The organization’s recently launched initiative will include approaching legislators and regulators about expanding markets for higher blends of ethanol, such as E30, and advanced biofuels.
“E30 is kind of the sweet spot of the fuel blends,” said Wimbledon farmer Mike Clemens, as he watched combines roll around the field harvesting his wheat crop on Wednesday.
He said the blend gives drivers better mileage and air quality gets better because refiners don’t have to add as much benzine to their product.
“It’s all good,” Clemens said. “There are just regulations in the way for making it happen.”
Clemens, a member of North Dakota Corn Growers Association, said he would like to see a new registered blend of ethanol. E10 and E85 are the U.S. Environmental Protection Agency’s current registered options, with allowances for E15 blends from Sept. 1 through June 1.
E30 is the logical next choice, according to Clemens. And while at an ethanol conference in Omaha recently, Clemens said Nebraska Gov. Pete Ricketts told the crowd the Trump administration has been willing to listen.
Watne said studies have been done proving feasible E30 blend usage in non-flex fuel vehicles but no official federal testing has taken place, halting the blend’s adoption.
“We shouldn’t limit something if we know it works,” he said.
In the meantime, groups are organizing efforts to get consumers to run E30 in their non-flex fuel vehicles and log their mileage to develop a data bank of the fuel’s effects, Clemens said.
Right now, there is a large surplus of corn in the country — 2 billion excess bushels — a level Clemens said would be much higher if not for the evolution of ethanol. On his farm, he has gone from 100-bushel averages to more than 150 bushels per acre average and yields are only likely to continue to improve as production rises 2 percent to 5 percent annually.
“We have to find a home for these surpluses,” said Watne, adding that only a major weather event, such as droughts in 2011 and 2012, can solve in the current market.
“Farmers are not making money. We don’t want farmers going broke,” said Watne, whose organization is looking for ways to create demand.
Clemens said one avenue commodity groups are pushing is a federal waiver that would allow E15 to be sold year round. That move could boost ethanol production by 5 billion to 6 billion gallons annually.

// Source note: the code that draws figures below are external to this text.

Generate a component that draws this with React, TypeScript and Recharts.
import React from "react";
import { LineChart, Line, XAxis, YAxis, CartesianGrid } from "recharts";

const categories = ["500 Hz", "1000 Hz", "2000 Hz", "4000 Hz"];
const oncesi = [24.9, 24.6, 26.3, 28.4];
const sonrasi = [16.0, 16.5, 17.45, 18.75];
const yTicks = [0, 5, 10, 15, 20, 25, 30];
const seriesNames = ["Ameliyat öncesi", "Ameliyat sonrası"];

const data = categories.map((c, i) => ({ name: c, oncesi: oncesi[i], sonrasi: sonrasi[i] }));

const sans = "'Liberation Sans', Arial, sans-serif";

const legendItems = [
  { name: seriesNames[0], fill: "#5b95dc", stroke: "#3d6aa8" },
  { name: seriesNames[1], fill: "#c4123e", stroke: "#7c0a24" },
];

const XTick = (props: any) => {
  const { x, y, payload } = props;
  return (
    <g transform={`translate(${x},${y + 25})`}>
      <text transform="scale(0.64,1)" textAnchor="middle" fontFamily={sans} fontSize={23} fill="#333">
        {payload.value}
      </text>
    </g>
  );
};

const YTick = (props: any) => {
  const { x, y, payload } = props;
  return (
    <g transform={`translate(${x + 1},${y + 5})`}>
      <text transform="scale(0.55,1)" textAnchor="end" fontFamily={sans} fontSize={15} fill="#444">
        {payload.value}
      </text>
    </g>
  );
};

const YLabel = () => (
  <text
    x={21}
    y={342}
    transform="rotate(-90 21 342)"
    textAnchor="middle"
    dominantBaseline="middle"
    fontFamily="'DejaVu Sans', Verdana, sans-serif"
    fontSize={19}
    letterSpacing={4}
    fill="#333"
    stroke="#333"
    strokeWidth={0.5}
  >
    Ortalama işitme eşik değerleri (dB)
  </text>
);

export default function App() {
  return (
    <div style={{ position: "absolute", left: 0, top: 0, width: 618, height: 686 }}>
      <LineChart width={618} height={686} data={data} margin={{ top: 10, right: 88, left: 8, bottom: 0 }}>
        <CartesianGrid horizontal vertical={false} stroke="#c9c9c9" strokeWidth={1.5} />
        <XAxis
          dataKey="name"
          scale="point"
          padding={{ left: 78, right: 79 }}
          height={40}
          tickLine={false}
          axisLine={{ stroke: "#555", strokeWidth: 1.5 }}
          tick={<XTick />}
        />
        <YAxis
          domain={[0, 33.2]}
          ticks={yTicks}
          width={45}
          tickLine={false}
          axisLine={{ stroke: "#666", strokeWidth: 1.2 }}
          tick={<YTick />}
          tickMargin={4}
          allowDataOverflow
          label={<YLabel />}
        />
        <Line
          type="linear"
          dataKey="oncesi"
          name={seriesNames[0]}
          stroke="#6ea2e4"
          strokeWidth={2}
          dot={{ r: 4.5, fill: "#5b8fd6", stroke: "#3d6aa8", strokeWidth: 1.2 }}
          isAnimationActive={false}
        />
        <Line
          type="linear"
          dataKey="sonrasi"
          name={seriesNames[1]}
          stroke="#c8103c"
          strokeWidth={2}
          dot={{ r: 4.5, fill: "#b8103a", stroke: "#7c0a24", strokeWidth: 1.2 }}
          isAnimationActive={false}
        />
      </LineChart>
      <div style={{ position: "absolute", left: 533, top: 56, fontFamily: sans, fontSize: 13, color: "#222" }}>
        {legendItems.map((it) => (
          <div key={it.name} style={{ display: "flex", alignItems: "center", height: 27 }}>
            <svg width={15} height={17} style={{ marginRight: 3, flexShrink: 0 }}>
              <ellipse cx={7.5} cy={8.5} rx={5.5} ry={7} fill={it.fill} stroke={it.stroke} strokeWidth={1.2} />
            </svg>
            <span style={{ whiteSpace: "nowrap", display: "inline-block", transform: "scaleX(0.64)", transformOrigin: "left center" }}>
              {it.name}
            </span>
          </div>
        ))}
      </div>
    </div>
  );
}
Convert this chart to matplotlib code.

At the E15 level, demand for ethanol would go flat as fuel economies improve, according to Watne, who said he expects some push back from the oil industry but is hopeful the two fuel industries can coexist.
Anne Steckel, an energy, environment and agriculture policy specialist, will be leading National Farmers Union’s efforts in Washington, D.C.
“Federal-level policies like the Renewable Fuel Standard have reaped tremendous gains for the farming and rural communities that grow and produce renewable, bio-based fuels,” she said in a statement. “NFU will continue its avid support of the RFS and pursue innovative policy solutions that expand renewable energy demand, development and infrastructure.”